The Associated Press reported this week that alcohol overdose deaths among college students are on the rise.

An Associated Press analysis of federal records found that 157 college-age people, 18 to 23, drank themselves to death from 1999 through 2005, the most recent year for which figures are available. The number of alcohol-poisoning deaths per year rose from 18 in 1999 to 35 in 2005.

Nevertheless, most colleges continue to impose greater penalties for student marijuana use than for student alcohol use.  In doing so, they push students toward using alcohol instead of marijuana and make alcohol use seem more acceptable despite the fact that marijuana use has never led to an overdose death in history (or any death for that matter).

SAFER was actually created in response to the growing trend of alcohol overdose deaths on college campuses, particularly those of Samantha Spady at Colorado State University and Lynn "Gordie" Bailey at the University of Colorado. We worked with students at both of those schools to pass student referenda calling on the universities to no longer punish students more for making the safer choice.

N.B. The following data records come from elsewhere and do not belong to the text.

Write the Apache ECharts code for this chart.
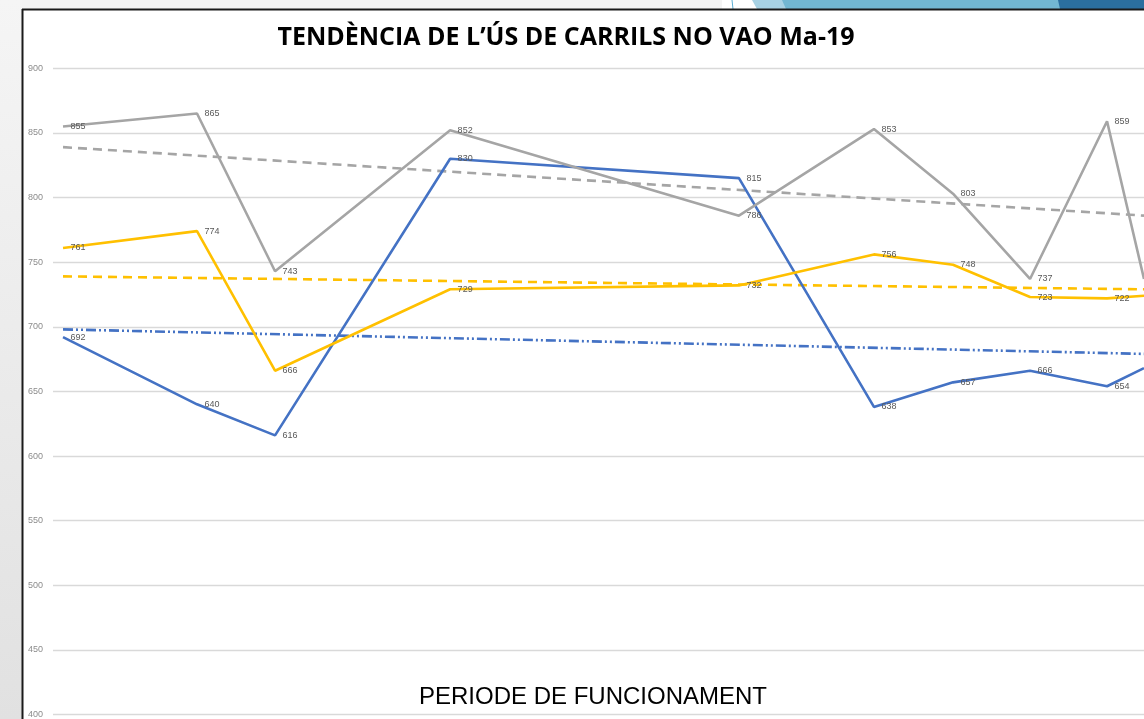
<!DOCTYPE html>
<html>
<head>
<meta charset="utf-8">
<script src="https://cdn.jsdelivr.net/npm/echarts@6/dist/echarts.min.js"></script>
<style>
html,body{margin:0;padding:0;background:#fff;}
#c{width:1144px;height:719px;}
</style>
</head>
<body>
<div id="c"></div>
<script>
// ---- data ----
const titleText = 'TENDÈNCIA DE L’ÚS DE CARRILS NO VAO Ma-19';
const xAxisName = 'PERIODE DE FUNCIONAMENT';
// position of each measurement along the operating period (axis units)
const periods = [0, 5.22, 8.26, 15.08, 26.33, 31.59, 34.67, 37.67, 40.67, 42.11];
const blueValues = [692, 640, 616, 830, 815, 638, 657, 666, 654, 668];
const grayValues = [855, 865, 743, 852, 786, 853, 803, 737, 859, 737];
const yellowValues = [761, 774, 666, 729, 732, 756, 748, 723, 722, 724];
// linear trend lines (start, end)
const trendX = [0, 42.11];
const blueTrend = [698, 679];
const grayTrend = [839, 786];
const yellowTrend = [739, 729];
const yTicks = [400, 450, 500, 550, 600, 650, 700, 750, 800, 850, 900];

const pairs = (xs, ys) => xs.map((x, i) => [x, ys[i]]);
const lastIdx = periods.length - 1;

const chart = echarts.init(document.getElementById('c'), null, {renderer: 'canvas'});

const lbl = {
  show: true, position: 'right', distance: 7,
  fontSize: 9, color: '#595959',
  fontFamily: 'Liberation Sans Narrow, Liberation Sans, sans-serif',
  formatter: p => (p.dataIndex === lastIdx ? '' : String(p.value[1]))
};

function lineSeries(name, vals, color) {
  return {
    name, type: 'line', data: pairs(periods, vals),
    symbol: 'circle', symbolSize: 1, showSymbol: true,
    itemStyle: {color: 'rgba(0,0,0,0)'},
    clip: true,
    lineStyle: {color, width: 2.6},
    label: lbl, labelLayout: {hideOverlap: false},
    z: 3
  };
}
function trendSeries(name, vals, color, dash) {
  return {
    name, type: 'line', data: pairs(trendX, vals),
    symbol: 'none', clip: true, silent: true,
    lineStyle: {color, width: 2.6, type: dash},
    z: 2
  };
}

chart.setOption({
  animation: false,
  backgroundColor: '#ffffff',
  grid: {left: 53, right: 0, top: 68.3, bottom: 1, containLabel: false},
  xAxis: {
    type: 'value', min: -0.39, max: 42.11,
    axisLine: {show: false}, axisTick: {show: false},
    axisLabel: {show: false}, splitLine: {show: false}
  },
  yAxis: {
    type: 'value', min: yTicks[0], max: yTicks[yTicks.length - 1], interval: 50,
    axisLine: {show: false}, axisTick: {show: false},
    axisLabel: {margin: 10, fontSize: 9, color: '#8c8c8c',
      fontFamily: 'Liberation Sans Narrow, Liberation Sans, sans-serif'},
    splitLine: {lineStyle: {color: '#d9d9d9', width: 1.3}}
  },
  series: [
    trendSeries('Tendència blau', blueTrend, '#4472C4', [10, 3, 2, 3, 2, 3]),
    trendSeries('Tendència gris', grayTrend, '#A5A5A5', [9, 6]),
    trendSeries('Tendència groc', yellowTrend, '#FFC000', [9, 6]),
    lineSeries('Sèrie blava', blueValues, '#4472C4'),
    lineSeries('Sèrie grisa', grayValues, '#A5A5A5'),
    lineSeries('Sèrie groga', yellowValues, '#FFC000')
  ],
  graphic: [
    // left gray panel
    {type: 'rect', z: -10, shape: {x: 0, y: 0, width: 22, height: 719},
      style: {fill: new echarts.graphic.LinearGradient(0, 0, 0, 1, [
        {offset: 0, color: '#f5f5f5'}, {offset: 1, color: '#e1e1e1'}])}},
    // top strip
    {type: 'rect', z: -10, shape: {x: 22, y: 0, width: 700, height: 9},
      style: {fill: '#f4f4f4'}},
    {type: 'rect', z: -10, shape: {x: 722, y: 0, width: 422, height: 9},
      style: {fill: '#ffffff'}},
    {type: 'line', z: 10, shape: {x1: 732, y1: 0, x2: 733, y2: 9},
      style: {stroke: '#5aaed3', lineWidth: 1}},
    {type: 'polygon', z: 10, shape: {points: [[752, 0], [1144, 0], [1144, 9], [757, 9]]},
      style: {fill: '#a8d2e4'}},
    {type: 'polygon', z: 10, shape: {points: [[782, 0], [1144, 0], [1144, 9], [786, 9]]},
      style: {fill: '#72b7d2'}},
    {type: 'polygon', z: 10, shape: {points: [[1058, 0], [1144, 0], [1144, 9], [1060, 9]]},
      style: {fill: '#2b6f9f'}},
    // frame
    {type: 'line', z: 11, shape: {x1: 22, y1: 9.5, x2: 1144, y2: 9.5},
      style: {stroke: '#1a1a1a', lineWidth: 2}},
    {type: 'line', z: 11, shape: {x1: 22.5, y1: 9, x2: 22.5, y2: 719},
      style: {stroke: '#1a1a1a', lineWidth: 2}},
    // title
    {type: 'text', z: 12, x: 566, y: 38,
      style: {text: titleText, textAlign: 'center', textVerticalAlign: 'middle',
        fontSize: 25, fontWeight: 'bold', fill: '#000000',
        fontFamily: 'Open Sans, Noto Sans, sans-serif'}},
    // axis name
    {type: 'text', z: 12, x: 593, y: 697,
      style: {text: xAxisName, textAlign: 'center', textVerticalAlign: 'middle',
        fontSize: 24, fill: '#000000',
        fontFamily: 'Liberation Sans, Arial, sans-serif'}}
  ]
});
</script>
</body>
</html>
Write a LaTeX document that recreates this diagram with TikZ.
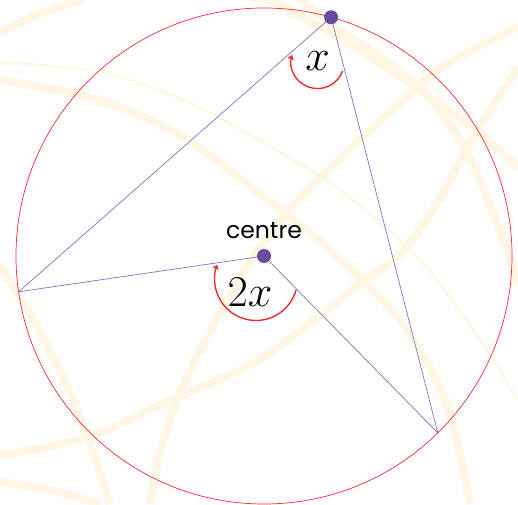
\RequirePackage{fix-cm}
\documentclass[tikz,border=0pt]{standalone}
\usepackage{fontspec}
\newfontfamily\geo{Poppins}
\usetikzlibrary{arrows.meta,calc}
\definecolor{rim}{HTML}{EE2A2F}
\definecolor{dot}{HTML}{6A4C9E}
\definecolor{lilac}{HTML}{8270C8}
\definecolor{cream}{HTML}{FFF7E4}

\begin{document}
\begin{tikzpicture}[x=1pt,y=1pt,
    ring/.style={draw=cream, line width=8pt},
    thinring/.style={draw=cream, line width=2.5pt},
    chord/.style={draw=lilac, line width=0.7pt},
    vertex/.style={circle, fill=dot, inner sep=0pt, minimum size=14pt},
    turn/.style={draw=rim, line width=1.4pt, -{Straight Barb[length=3pt,width=5pt]}},
    anglabel/.style={font=\fontsize{44}{44}\selectfont}]
  \useasboundingbox (0,0) rectangle (518,504);

  % faint rings behind
  \begin{scope}[yshift=504pt, yscale=-1]
    \clip (0,0) rectangle (518,504);
    \draw[ring] plot[smooth] coordinates {(0,80) (100,100) (183,137) (259,193) (330,250) (399,319) (446,402) (470,504)};
    \draw[thinring] plot[smooth] coordinates {(0,62) (100,72) (183,100) (259,140) (340,190) (420,260) (480,340) (518,400)};
    \draw[ring] plot[smooth] coordinates {(250,-2) (276,3) (359,50) (459,117) (518,167)};
    \draw[ring] plot[smooth] coordinates {(300,0) (336,27) (419,87) (466,150) (506,247) (518,285)};
    \draw[ring] plot[smooth] coordinates {(518,27) (442,67) (392,110) (342,157) (292,207) (250,262) (217,319) (183,385) (160,452) (150,504)};
    \draw[ring] plot[smooth] coordinates {(518,67) (476,133) (439,200) (402,252) (359,285) (259,360) (167,402) (83,439) (0,455)};
    \draw[ring] plot[smooth] coordinates {(0,265) (33,319) (67,385) (93,452) (110,504)};
    \draw[ring] plot[smooth] coordinates {(0,33) (40,14) (83,0)};
    \draw[ring] plot[smooth] coordinates {(0,482) (50,490) (100,504)};
  \end{scope}

  \coordinate (O) at (264,248);
  \coordinate (top) at ($(O)+(74.3:248)$);
  \coordinate (lft) at ($(O)+(188.3:248)$);
  \coordinate (rgt) at ($(O)+(314.5:248)$);

  \draw[rim, line width=0.7pt] (O) circle[radius=248];
  \draw[chord] (top) -- (lft) -- (O) -- (rgt) -- (top);

  \node[vertex] (topdot) at (top) {};
  \node[vertex] (middot) at (O) {};
  \node[anchor=base, font=\geo\fontsize{23.5}{23.5}\selectfont] (lbl)
    at ([yshift=10pt]middot.north) {centre};

  % angle marks
  \node[anglabel] (lx) at (317.5,443) {$x$};
  \draw[turn] (317.5,442) ++(340.3:26.6) arc[start angle=340.3, end angle=164.8, radius=26.6];
  \node[anglabel] (ltwo) at (250,212) {$2x$};
  \draw[turn] (256,225) ++(344.6:41.5) arc[start angle=344.6, end angle=160, radius=41.5];
\end{tikzpicture}
\end{document}
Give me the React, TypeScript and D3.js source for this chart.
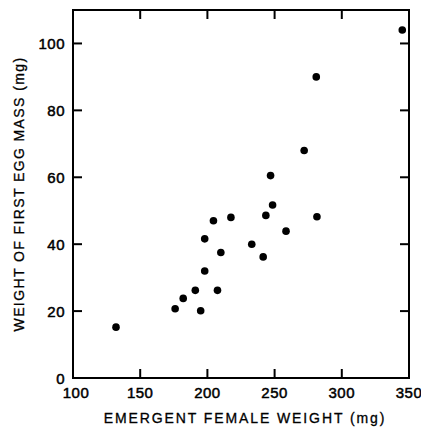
import React from 'react';
import * as d3 from 'd3';

// Emergent female weight (mg) vs weight of first egg mass (mg)
const femaleWeight = [345, 281, 272, 247, 132, 176, 182, 191, 195, 198, 198, 204.5, 207.5, 210, 217.5, 233, 241.5, 243.5, 248.5, 258.5, 281.5];
const eggMass = [104, 90, 68, 60.5, 15.2, 20.7, 23.8, 26.2, 20.1, 32, 41.6, 47, 26.2, 37.5, 48, 40, 36.2, 48.6, 51.7, 43.9, 48.2];

const xTicks = [100, 150, 200, 250, 300, 350];
const yTicks = [0, 20, 40, 60, 80, 100];

const xTitle = 'EMERGENT FEMALE WEIGHT (mg)';
const yTitle = 'WEIGHT OF FIRST EGG MASS (mg)';

const left = 73, right = 409, top = 10, bottom = 378;
const tickLen = 9;
const font = 'Liberation Sans, Arial, Helvetica, sans-serif';

const App = () => {
    const x = d3.scaleLinear().domain([100, 350]).range([left, right]);
    const y = d3.scaleLinear().domain([0, 110]).range([bottom, top]);
    const pts = femaleWeight.map((w, i) => ({ w, m: eggMass[i] }));

    return (
        <svg width={421} height={428} style={{ position: 'absolute', left: 0, top: 0, background: '#fff' }}>
            <rect x={left} y={top} width={right - left} height={bottom - top} fill="none" stroke="#000" strokeWidth={2} />
            {/* inward ticks on all four sides */}
            {xTicks.slice(1, -1).map(t => (
                <g key={'x' + t} stroke="#000" strokeWidth={2}>
                    <line x1={x(t)} x2={x(t)} y1={bottom} y2={bottom - tickLen} />
                    <line x1={x(t)} x2={x(t)} y1={top} y2={top + tickLen} />
                </g>
            ))}
            {yTicks.slice(1).map(t => (
                <g key={'y' + t} stroke="#000" strokeWidth={2}>
                    <line x1={left} x2={left + tickLen} y1={y(t)} y2={y(t)} />
                    <line x1={right} x2={right - tickLen} y1={y(t)} y2={y(t)} />
                </g>
            ))}
            {xTicks.map(t => (
                <text key={'xl' + t} x={x(t) + (t === 100 ? 3 : 0)} y={398} textAnchor="middle"
                    fontFamily={font} fontSize={15} letterSpacing={0.5} stroke="#000" strokeWidth={0.5}>{t}</text>
            ))}
            {yTicks.map(t => (
                <text key={'yl' + t} x={65} y={y(t) + 5.5} textAnchor="end"
                    fontFamily={font} fontSize={15} letterSpacing={0.5} stroke="#000" strokeWidth={0.5}>{t}</text>
            ))}
            <text x={245} y={423} textAnchor="middle" fontFamily={font} fontSize={14} letterSpacing={1.9}
                stroke="#000" strokeWidth={0.3}>{xTitle}</text>
            <text transform="translate(24,194) rotate(-90)" textAnchor="middle" fontFamily={font} fontSize={14}
                letterSpacing={1.4} stroke="#000" strokeWidth={0.3}>{yTitle}</text>
            {pts.map((d, i) => (
                <circle key={i} cx={x(d.w)} cy={y(d.m)} r={3.8} fill="#000" />
            ))}
        </svg>
    );
};

export default App;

Since then, students at colleges around the country have approved similar SAFER measures. Unfortunately, administrators at just about all of those schools refuse to listen to the students and maintain policies that make alcohol use seem more acceptable than marijuana use despite it being FAR more harmful (and even deadly!).

Of course they are trying all sorts of things: 

Schools and communities have responded in a variety of ways, including programs to teach incoming freshmen the dangers of extreme drinking; designating professors to help students avoid overdoing it; and passing laws to discourage binge drinking.
It's time these schools stop teaching students to "drink responsibly" and start teaching them to "party responsibly."